I have been careful with the wording, of course. I can’t guarantee we will have world peace. Neither can you. It isn’t even a plan for achieving it. It is merely an invitation. To create the opportunity for world peace.

This may sound fru-fru at first, but I am a mathematician at heart and I am interested in self-organising systems. As a society, we comprise a self-organising system, a little messier than most because of our consciousness, admittedly. I believe it is possible to approach the solution of world peace with a rigourous, scientific methodology.

Rather than witter on, try this.

Consider the probability of world peace occuring at 2020. A percentage, the chance of world peace by 2020. You may also wish to consider some alternatives, like annihilation or major ecological disaster, or a more-or-less stable status quo which inherits most of the economic imbalances we see around us today.

Go on, think about the probability. It won’t have any value if you don’t think about it. After all, you might try this little thinking experiment on your friends, and they will no doubt ask you what you thought.

So, a little feedback. It isn’t zero. Ask a maths friend if you don’t understand it. If you think of a percentage more than 1%, you are unusual, and good luck to you. The chances are, you are from a religious background since you are slightly inaccurate regarding the current social dynamics and level of awareness. To be anything near realistic (and you have to be a realist if you really want to have world peace), the chances are tiny, less than 0.000000001% if that.

Now, if you have survived that, a second question. Has the probability of world peace occuring by 2020 increased or decreased as a result of your reading this article?

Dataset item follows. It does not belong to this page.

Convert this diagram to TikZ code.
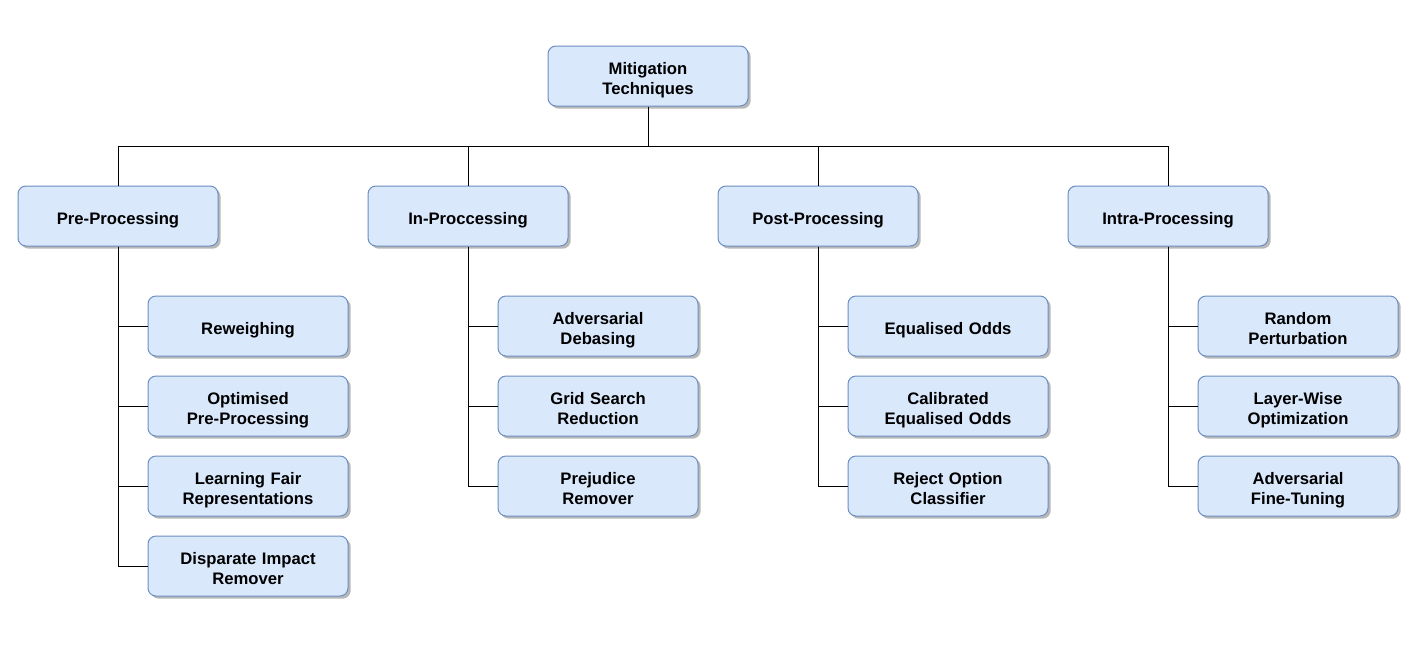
\documentclass[tikz,border=0pt]{standalone}
\usepackage{fontspec}
\setmainfont{Liberation Sans}
\usetikzlibrary{positioning, shadows}
\definecolor{boxfill}{HTML}{DAE8FC}
\definecolor{boxline}{HTML}{6C8EBF}
\tikzset{
    box/.style={draw=boxline, fill=boxfill, rounded corners=6pt, line width=0.75pt,
        minimum width=150pt, minimum height=45pt, text width=146pt, align=center, inner sep=2pt,
        font=\fontsize{12.5}{15}\selectfont\bfseries,
        execute at begin node={\rule{0pt}{15pt}},
        execute at end node={\rule[-3pt]{0pt}{3pt}},
        drop shadow={shadow xshift=2pt, shadow yshift=-2pt, fill=black!35, opacity=0.8}},
    link/.style={line width=0.75pt, black}
}

\begin{document}
\begin{tikzpicture}[x=0.75pt, y=-0.75pt]
    \useasboundingbox (0,0) rectangle (1420,650);
    % root
    \node[box] (mit) at (648,76) {Mitigation\\Techniques};
    % stages
    \node[box] (pre)   at (118,216)  {Pre-Processing};
    \node[box] (inp)   at (468,216)  {In-Proccessing};
    \node[box] (post)  at (818,216)  {Post-Processing};
    \node[box] (intra) at (1168,216) {Intra-Processing};
    % pre-processing methods
    \node[box] (pre1) at (248,326) {Reweighing};
    \node[box, below=60pt of pre1.center, anchor=center] (pre2) {Optimised\\Pre-Processing};
    \node[box, below=60pt of pre2.center, anchor=center] (pre3) {Learning Fair\\Representations};
    \node[box, below=60pt of pre3.center, anchor=center] (pre4) {Disparate Impact\\Remover};
    % in-processing methods
    \node[box] (inp1) at (598,326) {Adversarial\\Debasing};
    \node[box, below=60pt of inp1.center, anchor=center] (inp2) {Grid Search\\Reduction};
    \node[box, below=60pt of inp2.center, anchor=center] (inp3) {Prejudice\\Remover};
    % post-processing methods
    \node[box] (post1) at (948,326) {Equalised Odds};
    \node[box, below=60pt of post1.center, anchor=center] (post2) {Calibrated\\Equalised Odds};
    \node[box, below=60pt of post2.center, anchor=center] (post3) {Reject Option\\Classifier};
    % intra-processing methods
    \node[box] (intra1) at (1298,326) {Random\\Perturbation};
    \node[box, below=60pt of intra1.center, anchor=center] (intra2) {Layer-Wise\\Optimization};
    \node[box, below=60pt of intra2.center, anchor=center] (intra3) {Adversarial\\Fine-Tuning};

    % tree
    \coordinate (bus) at (648,146);
    \draw[link] (mit.south) -- (bus);
    \foreach \s in {pre, inp, post, intra}
        \draw[link] (bus) -| (\s.north);
    \foreach \c in {1,...,4}
        \draw[link] (pre.south) |- (pre\c.west);
    \foreach \c in {1,...,3} {
        \draw[link] (inp.south) |- (inp\c.west);
        \draw[link] (post.south) |- (post\c.west);
        \draw[link] (intra.south) |- (intra\c.west);
    }
\end{tikzpicture}
\end{document}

Again, give it some thought.

OK?

Well, your response to that question indicates a few things. If you thought no, it doesn’t change it all, then you are absolving yourself of your own existence. You have something like information in your head, and then you have your own being that does stuff and is connected to the world, through the actions of your job and interests and so on. In fact, it is innevitable that the chances of world peace increase by the very fact you are aware of this. To make this point more obvious, if everyone on the planet was aware of 2020 as a date for world peace, then the chance of it happening obviously increase (perhaps as high as 0.001%, who knows?). And if you thought it decreases, then you are part of the problem, not the solution and hopefully one day you’ll meet someone sweet enough or precise enough to inspire you to changing your mind.

Of course, the question that might spring up is: it depends on how much I believe that it is possible. Aha, and here’s the crux. For, if we have, say, 1 billion people who are convinced that world peace is possible in the year 2020, and there are, say, several million who have been preparing for it for years, then the chance might actually break the 1% mark. Now, that’s worth thinking about, don’t you think?


OK, enough of the thought experiment. Go ahead, try it on your friends. Email some responses, arguments, whatever. And if you are interested in this precision, you might want to check out page 457 in a book called Truth By David – don’t be put of by the title, it is merely there to challenge the ego. There are about forty little entries which create a multidimensional concept web which is respectful of you and what you already have in your head.

And to finish as I began, respecting what you already know. I suspect that the major problem facing us now, is not so much new information, is what to do with what we already know. It is about prioritising, and in our each little way, contributing to a better global situation.

You see, I actually do believe it is possible to have world peace by 2020, and for me, it’s more to do with maths than belief.